The United States is set to host on Monday a meeting of the Ministers of Foreign Affairs and Water Resources of Egypt, Sudan and Ethiopia, under the auspices of US Secretary of the Treasury Steve Mnuchin, to continue negotiations over the Grand Ethiopian Renaissance Dam (GERD).
The meeting is scheduled to resume discussions between the ministers of the three countries regarding rules for filling and operating the GERD, with the Egyptian side committed to reaching a fair and balanced agreement. Representatives from the World Bank will also attend the talks.
Cairo previously hosted the second round of GERD talks on December 2, which was attended by World Bank officials and representatives from the United States, in order to resolve conflicts related to filling and operating the new dam.
The first round of talks, held November 15-16 in Addis Ababa, focused on filling the GERD’s reservoir in light of the hydrology of the Nile River during periods of prolonged drought.

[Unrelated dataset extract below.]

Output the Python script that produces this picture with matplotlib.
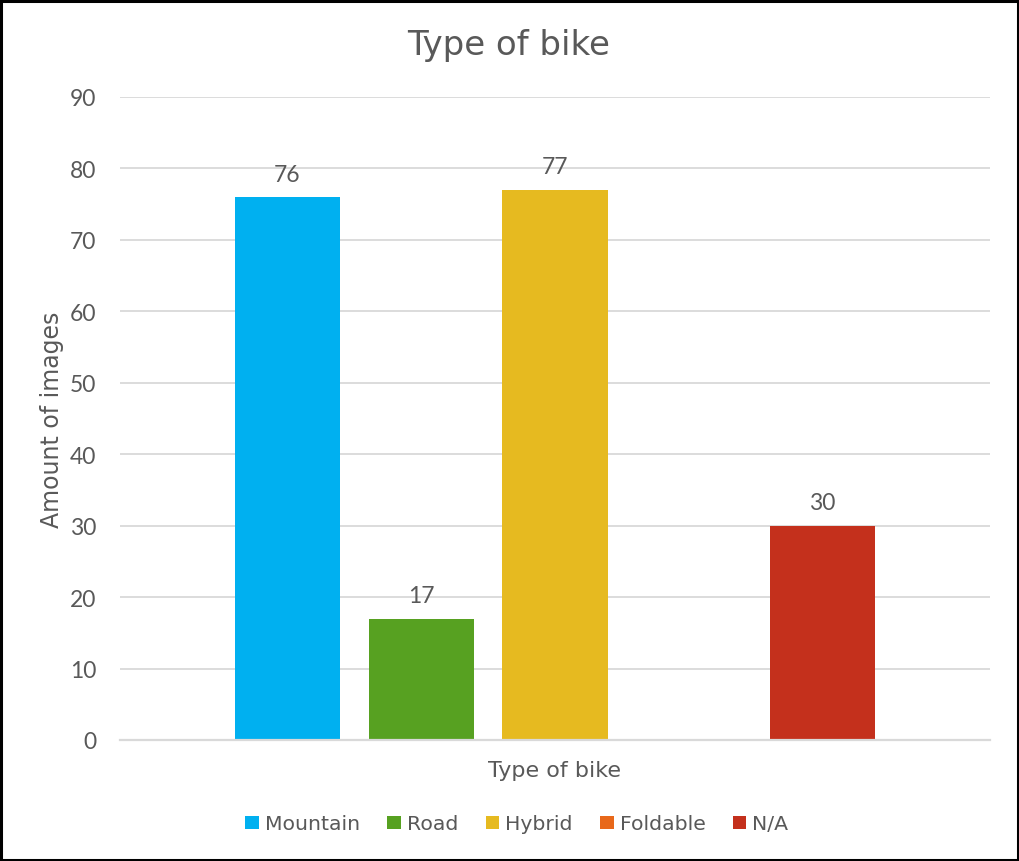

Washington kick-started negotiations on November 6 with a meeting between the delegations of Egypt, Ethiopia and Sudan, which was attended by the US Secretary of State and the president of the World Bank Group. The delegations of the three countries agreed during the Washington meeting to reach an agreement on filling the dam by January 15, 2020.
In October, the Egyptian Ministry of Water Resources and Irrigation said that negotiations with Ethiopia had reached a dead end after the two sides failed to arrive at an agreement on filling the GERD.
The Egyptian government blamed the failure of the talks on obstacles from the Ethiopian side.
Egypt relies considerably on the Nile for freshwater and has voiced anxieties that the GERD would negatively impact its water supply since Ethiopia began construction of the dam. Ethiopia, however, has maintained the importance of the project to the Ethiopian economy.
During the last round of talks held in Washington, Ethiopian Foreign Minister Gedu Andargachew said that Ethiopia is committed to exercising its right to fair use of the Nile.
He added that the primary goal of the dam is to save energy, not harm Ethiopia’s neighbors, pointing out that 70 million Ethiopians currently live without access to electricity.
More than 68 percent of the dam has been completed, and turbines that could begin to produce electricity next year are nearly finished, according to The Ethiopian News Agency.